# What you are asked to do
From the first line of the data down to and including the line with "import * as echarts from 'echarts';", copy everything exactly, leaving out pictures.

# Items
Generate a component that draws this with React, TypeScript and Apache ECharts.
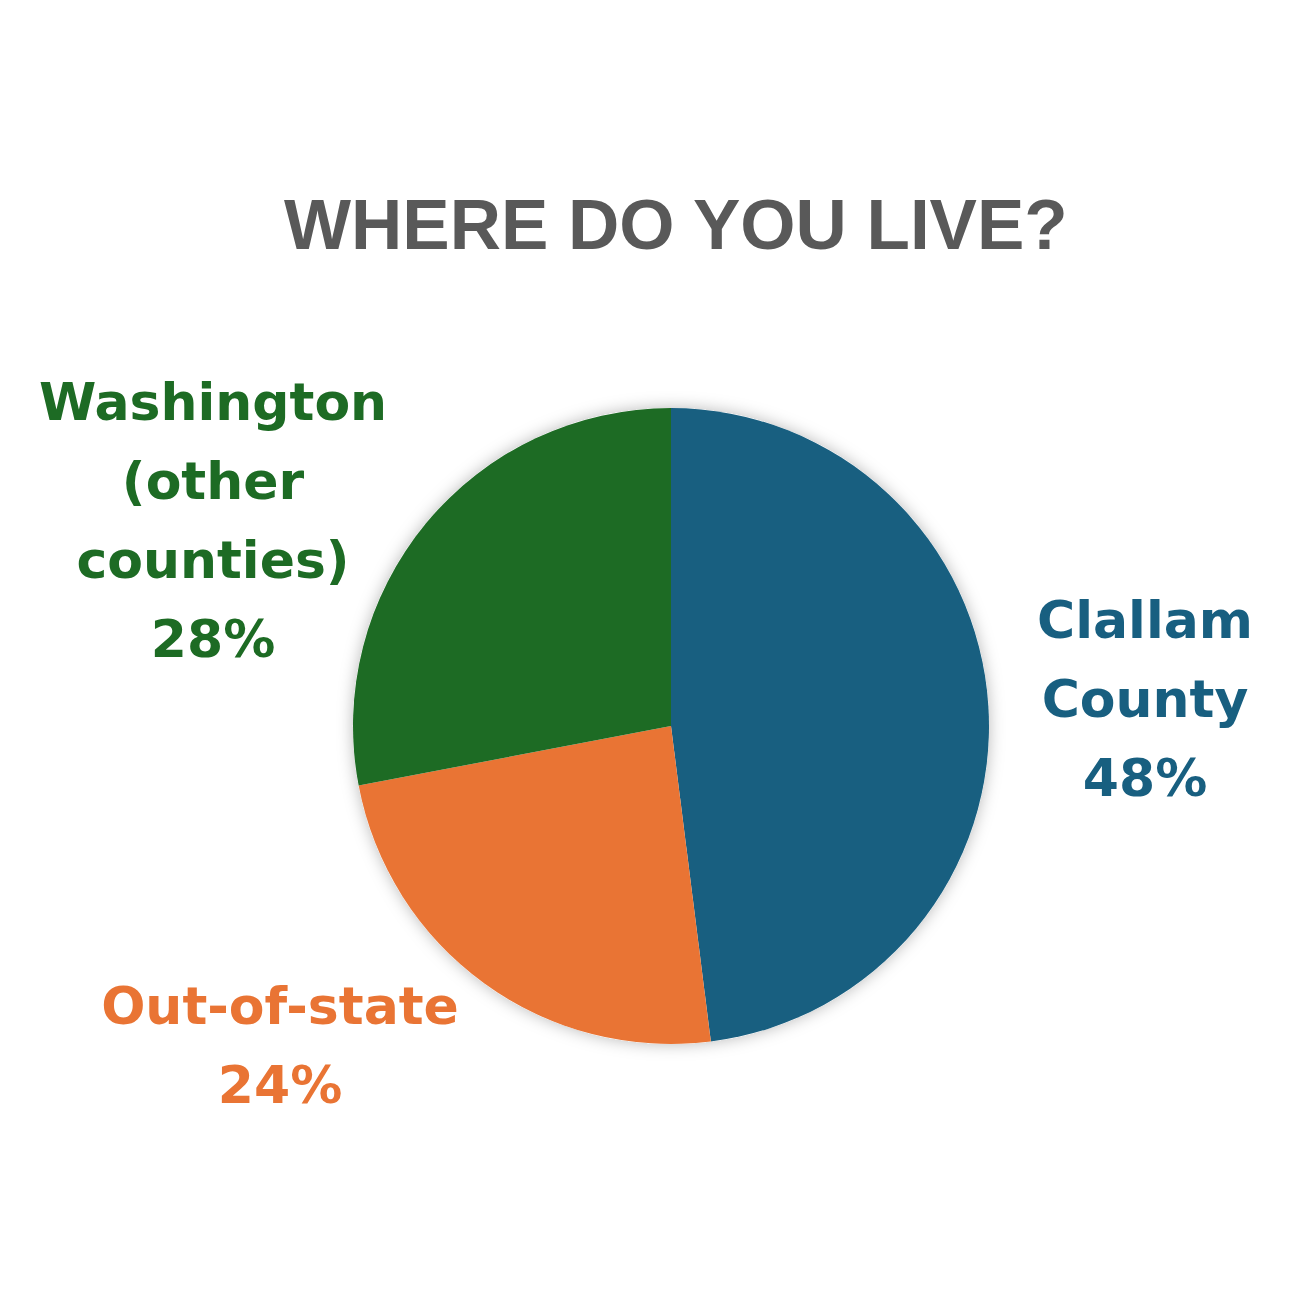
import React, { useEffect, useRef } from 'react';
import * as echarts from 'echarts';

const TITLE = 'WHERE DO YOU LIVE?';
const categories = ['Clallam\nCounty', 'Out-of-state', 'Washington\n(other\ncounties)'];
const values = [48, 24, 28];
const colors = ['#185f80', '#e97434', '#1d6b24'];
// label block centres, as fractions of the chart width / height
const labelAnchors = [
  [1145 / 1296, 699 / 1296],
  [280 / 1296, 1045 / 1296],
  [213 / 1296, 520 / 1296],
];

const SIZE = 1296;

export default function App() {
  const ref = useRef<HTMLDivElement>(null);
  useEffect(() => {
    document.body.style.margin = '0';
    const chart = echarts.init(ref.current!, null, { renderer: 'svg' });
    chart.setOption({
      animation: false,
      backgroundColor: '#ffffff',
      title: {
        text: TITLE,
        left: 279,
        top: 184,
        textStyle: {
          fontFamily: 'Liberation Sans',
          fontWeight: 'bold',
          fontSize: 71,
          color: '#595959',
        },
      },
      series: [
        {
          type: 'pie',
          silent: true,
          z: 1,
          center: [671, 726],
          radius: 318,
          label: { show: false },
          labelLine: { show: false },
          data: [
            {
              value: 1,
              itemStyle: { color: '#ffffff', shadowBlur: 16, shadowColor: 'rgba(0,0,0,0.28)' },
            },
          ],
        },
        {
          type: 'pie',
          z: 2,
          center: [671, 726],
          radius: 318,
          startAngle: 90,
          clockwise: true,
          itemStyle: { borderWidth: 0 },
          label: {
            show: true,
            position: 'outside',
            formatter: (p: any) => `${p.name}\n${p.value}%`,
            fontFamily: 'DejaVu Sans',
            fontWeight: 'bold',
            fontSize: 52,
            lineHeight: 79,
            color: 'inherit',
          },
          labelLine: { show: false },
          labelLayout: (params: any) => {
            const a = labelAnchors[params.dataIndex];
            return {
              x: a[0] * SIZE,
              y: a[1] * SIZE,
              align: 'center',
              verticalAlign: 'middle',
            };
          },
          data: categories.map((c, i) => ({
            name: c,
            value: values[i],
            itemStyle: { color: colors[i] },
            label: { color: colors[i] },
          })),
        },
      ],
    });
    return () => chart.dispose();
  }, []);
  return <div ref={ref} style={{ width: SIZE, height: SIZE }} />;
}
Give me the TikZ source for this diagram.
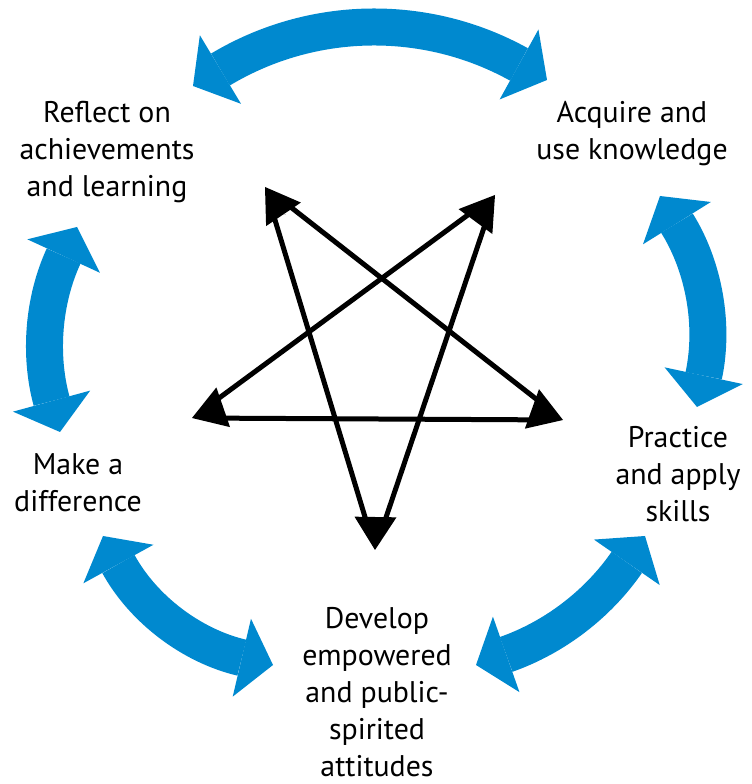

# Output
Generate a component that draws this with React, TypeScript and Apache ECharts.
import React, { useEffect, useRef } from 'react';
import * as echarts from 'echarts';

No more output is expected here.